PROVIDED DATA:
▬▬▬

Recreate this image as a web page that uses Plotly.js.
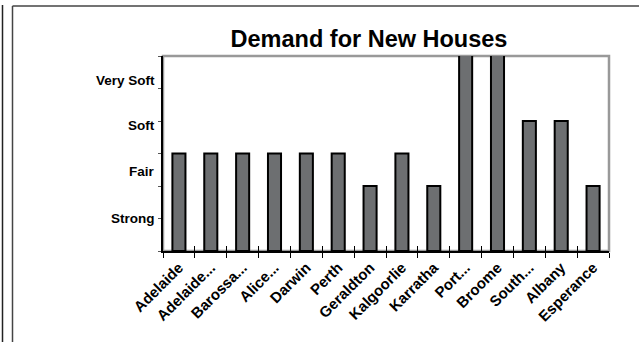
<!DOCTYPE html>
<html>
<head>
<meta charset="utf-8">
<script src="https://cdn.plot.ly/plotly-3.0.1.min.js"></script>
<style>
html,body{margin:0;padding:0;background:#fff;}
#chart{width:639px;height:342px;}
</style>
</head>
<body>
<div id="chart"></div>
<script>
const categories = ["Adelaide","Adelaide...","Barossa...","Alice...","Darwin","Perth","Geraldton","Kalgoorlie","Karratha","Port...","Broome","South...","Albany","Esperance"];
const demandValues = [3,3,3,3,3,3,2,3,2,7,7,4,4,2];
const levelLabels = ["Strong","Fair","Soft","Very Soft"];
const levelPositions = [1,2.45,3.85,5.25];
const yTickVals = [0,1,2,3,4,5,6];

const W = 639, H = 342;
const L = 163, R = 30, T = 56, B = 91;
const pw = W - L - R, ph = H - T - B;
const px = v => (v - L) / pw;
const py = v => (H - B - v) / ph;

const boundaries = categories.map((c,i)=>i-0.5).concat([categories.length-0.5]);

const data = [
  {
    type: "bar",
    x: categories,
    y: demandValues,
    marker: {color: "#6d6f71", line: {color: "#000", width: 2}},
    hoverinfo: "skip"
  },
  {
    type: "scatter",
    mode: "markers",
    x: boundaries,
    y: boundaries.map(()=>null),
    xaxis: "x2",
    yaxis: "y",
    hoverinfo: "skip",
    showlegend: false
  }
];

const FF = "Liberation Sans, Arial, sans-serif";

const layout = {
  width: W, height: H,
  margin: {l: L, r: R, t: T, b: B, pad: 0},
  paper_bgcolor: "#fff",
  plot_bgcolor: "#fff",
  showlegend: false,
  bargap: 0.59,
  font: {family: FF, color: "#000", size: 13},
  title: {
    text: "<b>Demand for New Houses</b>",
    font: {family: FF, size: 23.5, color: "#000"},
    x: px(369), xref: "paper", xanchor: "center",
    y: 0.888, yref: "container", yanchor: "middle"
  },
  xaxis: {
    type: "category",
    categoryarray: categories,
    range: [-0.5, categories.length - 0.5],
    tickson: "boundaries",
    ticks: "outside", ticklen: 5, tickwidth: 1, tickcolor: "#000",
    showline: true, linecolor: "#000", linewidth: 2,
    showgrid: false, zeroline: false,
    tickangle: -45,
    automargin: false,
    tickfont: {family: FF, size: 15, color: "#000", weight: "bold"}
  },
  xaxis2: {
    overlaying: "x",
    anchor: "y",
    range: [-0.5, categories.length - 0.5],
    tickvals: boundaries,
    ticks: "inside", ticklen: 5, tickwidth: 1, tickcolor: "#000",
    showticklabels: false, showline: false, showgrid: false, zeroline: false
  },
  yaxis: {
    range: [0, 6],
    tickvals: yTickVals,
    ticks: "outside", ticklen: 3, tickwidth: 1, tickcolor: "#555",
    showticklabels: false,
    showline: true, linecolor: "#000", linewidth: 2,
    showgrid: false, zeroline: false,
    automargin: false
  },
  annotations: levelLabels.map((t,i)=>({
    text: "<b>" + t + "</b>",
    xref: "paper", yref: "y",
    x: px(157), y: levelPositions[i],
    xanchor: "right", yanchor: "middle",
    showarrow: false,
    font: {family: FF, size: 13.5, color: "#000"}
  })),
  shapes: [
    {type: "rect", xref: "paper", yref: "paper", x0: 0, x1: 1, y0: 0, y1: 1,
     line: {color: "#999", width: 2.5}, layer: "below"},
    {type: "line", xref: "paper", yref: "paper", x0: px(2.5), x1: px(2.5), y0: py(5), y1: py(342),
     line: {color: "#222", width: 1.5}},
    {type: "line", xref: "paper", yref: "paper", x0: px(12.5), x1: px(12.5), y0: py(6), y1: py(342),
     line: {color: "#444", width: 1.5}},
    {type: "line", xref: "paper", yref: "paper", x0: px(12.5), x1: px(639), y0: py(6), y1: py(6),
     line: {color: "#444", width: 1.5}}
  ]
};

Plotly.newPlot("chart", data, layout, {displayModeBar: false, staticPlot: true});
</script>
</body>
</html>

▬▬▬

All of the material above is to be copied exactly, except for its images.

Recreate this image as a web page that uses Plotly.js.
<!DOCTYPE html>
<html>
<head>
<meta charset="utf-8">
<script src="https://cdn.plot.ly/plotly-3.0.1.min.js"></script>
<style>
html,body{margin:0;padding:0;background:#fff;}
#chart{width:639px;height:342px;}
</style>
</head>
<body>
<div id="chart"></div>
<script>
const categories = ["Adelaide","Adelaide...","Barossa...","Alice...","Darwin","Perth","Geraldton","Kalgoorlie","Karratha","Port...","Broome","South...","Albany","Esperance"];
const demandValues = [3,3,3,3,3,3,2,3,2,7,7,4,4,2];
const levelLabels = ["Strong","Fair","Soft","Very Soft"];
const levelPositions = [1,2.45,3.85,5.25];
const yTickVals = [0,1,2,3,4,5,6];

const W = 639, H = 342;
const L = 163, R = 30, T = 56, B = 91;
const pw = W - L - R, ph = H - T - B;
const px = v => (v - L) / pw;
const py = v => (H - B - v) / ph;

const boundaries = categories.map((c,i)=>i-0.5).concat([categories.length-0.5]);

const data = [
  {
    type: "bar",
    x: categories,
    y: demandValues,
    marker: {color: "#6d6f71", line: {color: "#000", width: 2}},
    hoverinfo: "skip"
  },
  {
    type: "scatter",
    mode: "markers",
    x: boundaries,
    y: boundaries.map(()=>null),
    xaxis: "x2",
    yaxis: "y",
    hoverinfo: "skip",
    showlegend: false
  }
];

const FF = "Liberation Sans, Arial, sans-serif";

const layout = {
  width: W, height: H,
  margin: {l: L, r: R, t: T, b: B, pad: 0},
  paper_bgcolor: "#fff",
  plot_bgcolor: "#fff",
  showlegend: false,
  bargap: 0.59,
  font: {family: FF, color: "#000", size: 13},
  title: {
    text: "<b>Demand for New Houses</b>",
    font: {family: FF, size: 23.5, color: "#000"},
    x: px(369), xref: "paper", xanchor: "center",
    y: 0.888, yref: "container", yanchor: "middle"
  },
  xaxis: {
    type: "category",
    categoryarray: categories,
    range: [-0.5, categories.length - 0.5],
    tickson: "boundaries",
    ticks: "outside", ticklen: 5, tickwidth: 1, tickcolor: "#000",
    showline: true, linecolor: "#000", linewidth: 2,
    showgrid: false, zeroline: false,
    tickangle: -45,
    automargin: false,
    tickfont: {family: FF, size: 15, color: "#000", weight: "bold"}
  },
  xaxis2: {
    overlaying: "x",
    anchor: "y",
    range: [-0.5, categories.length - 0.5],
    tickvals: boundaries,
    ticks: "inside", ticklen: 5, tickwidth: 1, tickcolor: "#000",
    showticklabels: false, showline: false, showgrid: false, zeroline: false
  },
  yaxis: {
    range: [0, 6],
    tickvals: yTickVals,
    ticks: "outside", ticklen: 3, tickwidth: 1, tickcolor: "#555",
    showticklabels: false,
    showline: true, linecolor: "#000", linewidth: 2,
    showgrid: false, zeroline: false,
    automargin: false
  },
  annotations: levelLabels.map((t,i)=>({
    text: "<b>" + t + "</b>",
    xref: "paper", yref: "y",
    x: px(157), y: levelPositions[i],
    xanchor: "right", yanchor: "middle",
    showarrow: false,
    font: {family: FF, size: 13.5, color: "#000"}
  })),
  shapes: [
    {type: "rect", xref: "paper", yref: "paper", x0: 0, x1: 1, y0: 0, y1: 1,
     line: {color: "#999", width: 2.5}, layer: "below"},
    {type: "line", xref: "paper", yref: "paper", x0: px(2.5), x1: px(2.5), y0: py(5), y1: py(342),
     line: {color: "#222", width: 1.5}},
    {type: "line", xref: "paper", yref: "paper", x0: px(12.5), x1: px(12.5), y0: py(6), y1: py(342),
     line: {color: "#444", width: 1.5}},
    {type: "line", xref: "paper", yref: "paper", x0: px(12.5), x1: px(639), y0: py(6), y1: py(6),
     line: {color: "#444", width: 1.5}}
  ]
};

Plotly.newPlot("chart", data, layout, {displayModeBar: false, staticPlot: true});
</script>
</body>
</html>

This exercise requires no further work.